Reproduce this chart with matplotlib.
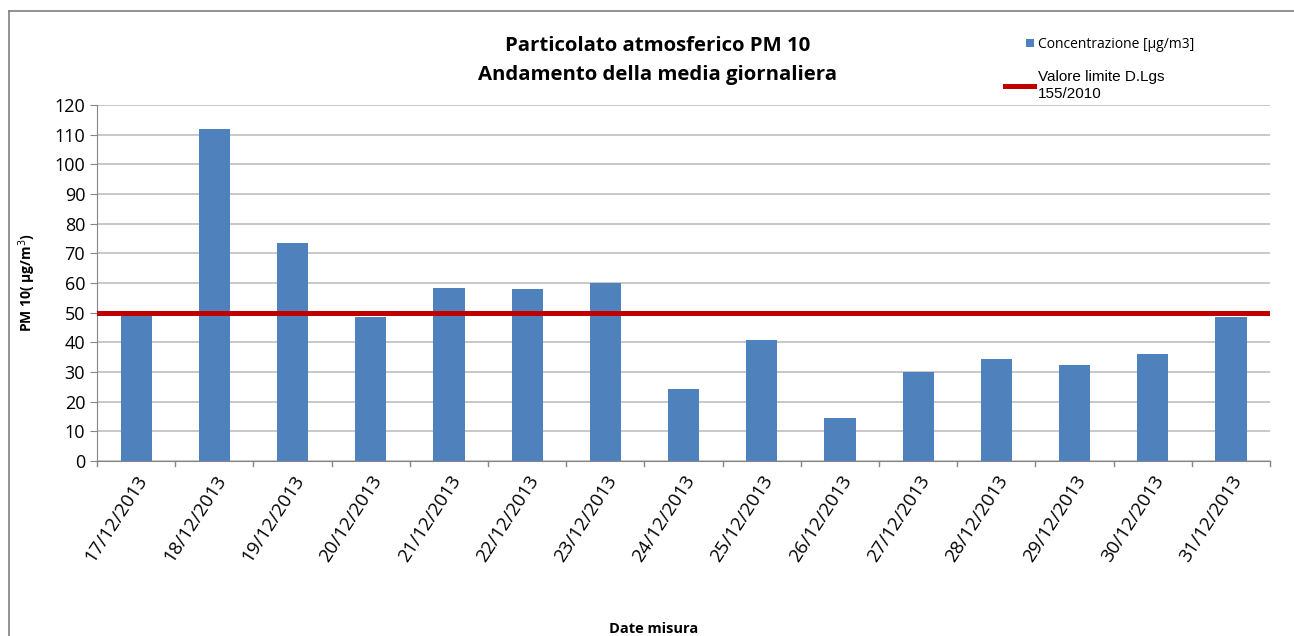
import numpy as np
import matplotlib
matplotlib.use('Agg')
from matplotlib import pyplot as plt
from matplotlib.lines import Line2D
from matplotlib.patches import Rectangle
from matplotlib.legend_handler import HandlerPatch

dates = ['17/12/2013', '18/12/2013', '19/12/2013', '20/12/2013', '21/12/2013',
         '22/12/2013', '23/12/2013', '24/12/2013', '25/12/2013', '26/12/2013',
         '27/12/2013', '28/12/2013', '29/12/2013', '30/12/2013', '31/12/2013']
pm10 = [50.6, 111.8, 73.5, 48.6, 58.3, 58.0, 60.0, 24.3, 40.8, 14.5,
        30.0, 34.4, 32.4, 36.1, 48.6]
limite = [50] * len(dates)

plt.rcParams['font.family'] = ['Open Sans', 'DejaVu Sans']

fig = plt.figure(dpi=100, figsize=(12.94, 6.36))
ax = fig.add_axes([0.075, 0.2752, 0.9065, 0.5597])

x = np.arange(len(dates))
bars = ax.bar(x, pm10, width=0.4, color='#4f81bd', label='Concentrazione [µg/m3]', zorder=2)
line, = ax.plot(np.r_[x[0] - 0.5, x, x[-1] + 0.5], [limite[0]] + limite + [limite[-1]],
                color='#c00000', lw=3.6, zorder=3, label='Valore limite D.Lgs\n155/2010')

ax.set_xlim(-0.5, len(dates) - 0.5)
ax.set_ylim(0, 120)
ax.set_yticks(range(0, 121, 10))
ax.set_xticks(x)
ax.set_xticklabels(dates, rotation=57, ha='right', rotation_mode='anchor', fontsize=13.5)
ax.tick_params(axis='x', length=0, pad=8)
ax.tick_params(axis='y', labelsize=13, length=5, color='#868686')
# ticks between categories, Excel style
for b in np.arange(-0.5, len(dates), 1.0):
    ax.plot([b, b], [0, -1.7], color='#868686', lw=1, clip_on=False, zorder=1)

ax.grid(axis='y', color='#bfbfbf', lw=1.2, zorder=0)
for s in ['top', 'right']:
    ax.spines[s].set_visible(False)
ax.spines['left'].set_color('#868686')
ax.spines['bottom'].set_color('#868686')

ax.set_ylabel('PM 10( µg/m$^3$)', fontsize=10, fontweight='bold', labelpad=12)
fig.text(0.505, 0.005, 'Date misura', ha='center', fontsize=10.5, fontweight='bold')
fig.text(0.508, 0.92, 'Particolato atmosferico PM 10', ha='center', fontsize=14.7, fontweight='bold')
fig.text(0.508, 0.874, 'Andamento della media giornaliera', ha='center', fontsize=14.7, fontweight='bold')


def small_square(legend, orig_handle, xdescent, ydescent, width, height, fontsize):
    s = 6
    return Rectangle((width - xdescent - s, -ydescent + (height - s) / 2), s, s)


bar_handle = bars.patches[0]
leg = fig.legend([bar_handle, line], [bars.get_label(), line.get_label()], loc='upper left',
                 bbox_to_anchor=(0.767, 0.962), frameon=False,
                 fontsize=10, handlelength=2.1, handletextpad=0.3, labelspacing=1.35,
                 handler_map={bar_handle: HandlerPatch(patch_func=small_square)})
leg.get_texts()[1].set_family('Liberation Sans')
leg.get_texts()[1].set_fontsize(11)

# outer frame of the chart area
fig.add_artist(Line2D([0.007, 0.007], [0, 0.983], color='#7f7f7f', lw=1.2))
fig.add_artist(Line2D([0.007, 1], [0.983, 0.983], color='#7f7f7f', lw=1.2))

plt.savefig('out.png')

BRIEF:
Write out the data precisely as given, excluding the pictures.

WRITTEN ANSWER:
Reproduce this chart with matplotlib.
import numpy as np
import matplotlib
matplotlib.use('Agg')
from matplotlib import pyplot as plt
from matplotlib.lines import Line2D
from matplotlib.patches import Rectangle
from matplotlib.legend_handler import HandlerPatch

dates = ['17/12/2013', '18/12/2013', '19/12/2013', '20/12/2013', '21/12/2013',
         '22/12/2013', '23/12/2013', '24/12/2013', '25/12/2013', '26/12/2013',
         '27/12/2013', '28/12/2013', '29/12/2013', '30/12/2013', '31/12/2013']
pm10 = [50.6, 111.8, 73.5, 48.6, 58.3, 58.0, 60.0, 24.3, 40.8, 14.5,
        30.0, 34.4, 32.4, 36.1, 48.6]
limite = [50] * len(dates)

plt.rcParams['font.family'] = ['Open Sans', 'DejaVu Sans']

fig = plt.figure(dpi=100, figsize=(12.94, 6.36))
ax = fig.add_axes([0.075, 0.2752, 0.9065, 0.5597])

x = np.arange(len(dates))
bars = ax.bar(x, pm10, width=0.4, color='#4f81bd', label='Concentrazione [µg/m3]', zorder=2)
line, = ax.plot(np.r_[x[0] - 0.5, x, x[-1] + 0.5], [limite[0]] + limite + [limite[-1]],
                color='#c00000', lw=3.6, zorder=3, label='Valore limite D.Lgs\n155/2010')

ax.set_xlim(-0.5, len(dates) - 0.5)
ax.set_ylim(0, 120)
ax.set_yticks(range(0, 121, 10))
ax.set_xticks(x)
ax.set_xticklabels(dates, rotation=57, ha='right', rotation_mode='anchor', fontsize=13.5)
ax.tick_params(axis='x', length=0, pad=8)
ax.tick_params(axis='y', labelsize=13, length=5, color='#868686')
# ticks between categories, Excel style
for b in np.arange(-0.5, len(dates), 1.0):
    ax.plot([b, b], [0, -1.7], color='#868686', lw=1, clip_on=False, zorder=1)

ax.grid(axis='y', color='#bfbfbf', lw=1.2, zorder=0)
for s in ['top', 'right']:
    ax.spines[s].set_visible(False)
ax.spines['left'].set_color('#868686')
ax.spines['bottom'].set_color('#868686')

ax.set_ylabel('PM 10( µg/m$^3$)', fontsize=10, fontweight='bold', labelpad=12)
fig.text(0.505, 0.005, 'Date misura', ha='center', fontsize=10.5, fontweight='bold')
fig.text(0.508, 0.92, 'Particolato atmosferico PM 10', ha='center', fontsize=14.7, fontweight='bold')
fig.text(0.508, 0.874, 'Andamento della media giornaliera', ha='center', fontsize=14.7, fontweight='bold')


def small_square(legend, orig_handle, xdescent, ydescent, width, height, fontsize):
    s = 6
    return Rectangle((width - xdescent - s, -ydescent + (height - s) / 2), s, s)


bar_handle = bars.patches[0]
leg = fig.legend([bar_handle, line], [bars.get_label(), line.get_label()], loc='upper left',
                 bbox_to_anchor=(0.767, 0.962), frameon=False,
                 fontsize=10, handlelength=2.1, handletextpad=0.3, labelspacing=1.35,
                 handler_map={bar_handle: HandlerPatch(patch_func=small_square)})
leg.get_texts()[1].set_family('Liberation Sans')
leg.get_texts()[1].set_fontsize(11)

# outer frame of the chart area
fig.add_artist(Line2D([0.007, 0.007], [0, 0.983], color='#7f7f7f', lw=1.2))
fig.add_artist(Line2D([0.007, 1], [0.983, 0.983], color='#7f7f7f', lw=1.2))

plt.savefig('out.png')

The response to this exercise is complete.